Casia Wiliam said: “On days when I’m not wearing my Bardd Plant Cymru hat, I work for a charity myself and I’ve been fortunate to have worked with colleagues from Save the Children in the past and have an insight in to the vital work that the charity conducts here in Wales and across the globe.

 

“It has been a privilege to have been able to commemorate the centenary in a poem, looking back on the charity’s past achievements and acknowledging that challenges still lay ahead. I hope that people will like the poem – it’s certainly close to my heart.”

 

Louise Davies, Head of Save the Children in Wales added: “We are so honoured that Casia felt Save the Children’s centenary was something she wanted to commemorate in a poem as Bardd Plant Cymru. Her wordcraft in the poem leaves us with no doubt,  despite all the advances over the past hundred years, the jig-saw of life is still very fraglie. It would be easy to take a pessimistic view of the world today, but what we achieve as a charity both here in Wales and around the world, defending children’s rights gives us hope for the future.

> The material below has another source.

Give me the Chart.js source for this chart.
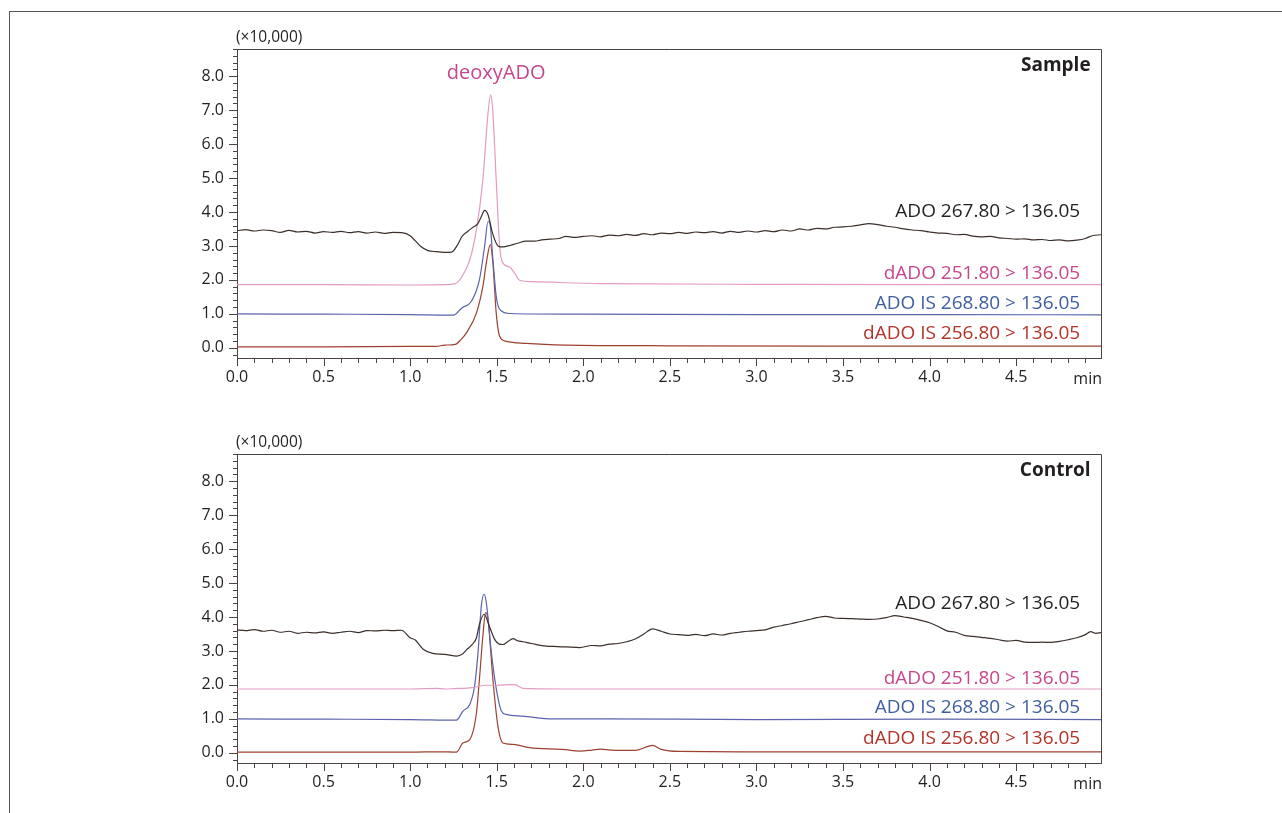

Thank you Casia for helping us see the Big Picture.”

 

 

Little pieces, big picture

 

A hundred years ago
she saw a stained picture.

She saw hot tears, a mother’s fear and hunger,
she saw small hands held out in hope

and she faced the fragility
saw in them her responsibility
her part of the answer
and set out to re-draw that picture.

Slowly the pieces came together;
a jig-saw of care and devotion from day one

A declaration, a promise,
the right to play
the right to blue sky and open air
the right to milk as cold as frost and warm arms
love
away from harm.

The right to thrive
and so much more.

Slowly the picture sharpened,
the tears dried a little and
bones grew strong.

But today
that jig-saw is still fragile,
frayed edges,
a faded picture
and always
a missing piece.

Now it’s our turn to re-imagine and re-draw,
and fight for every little piece as she did before.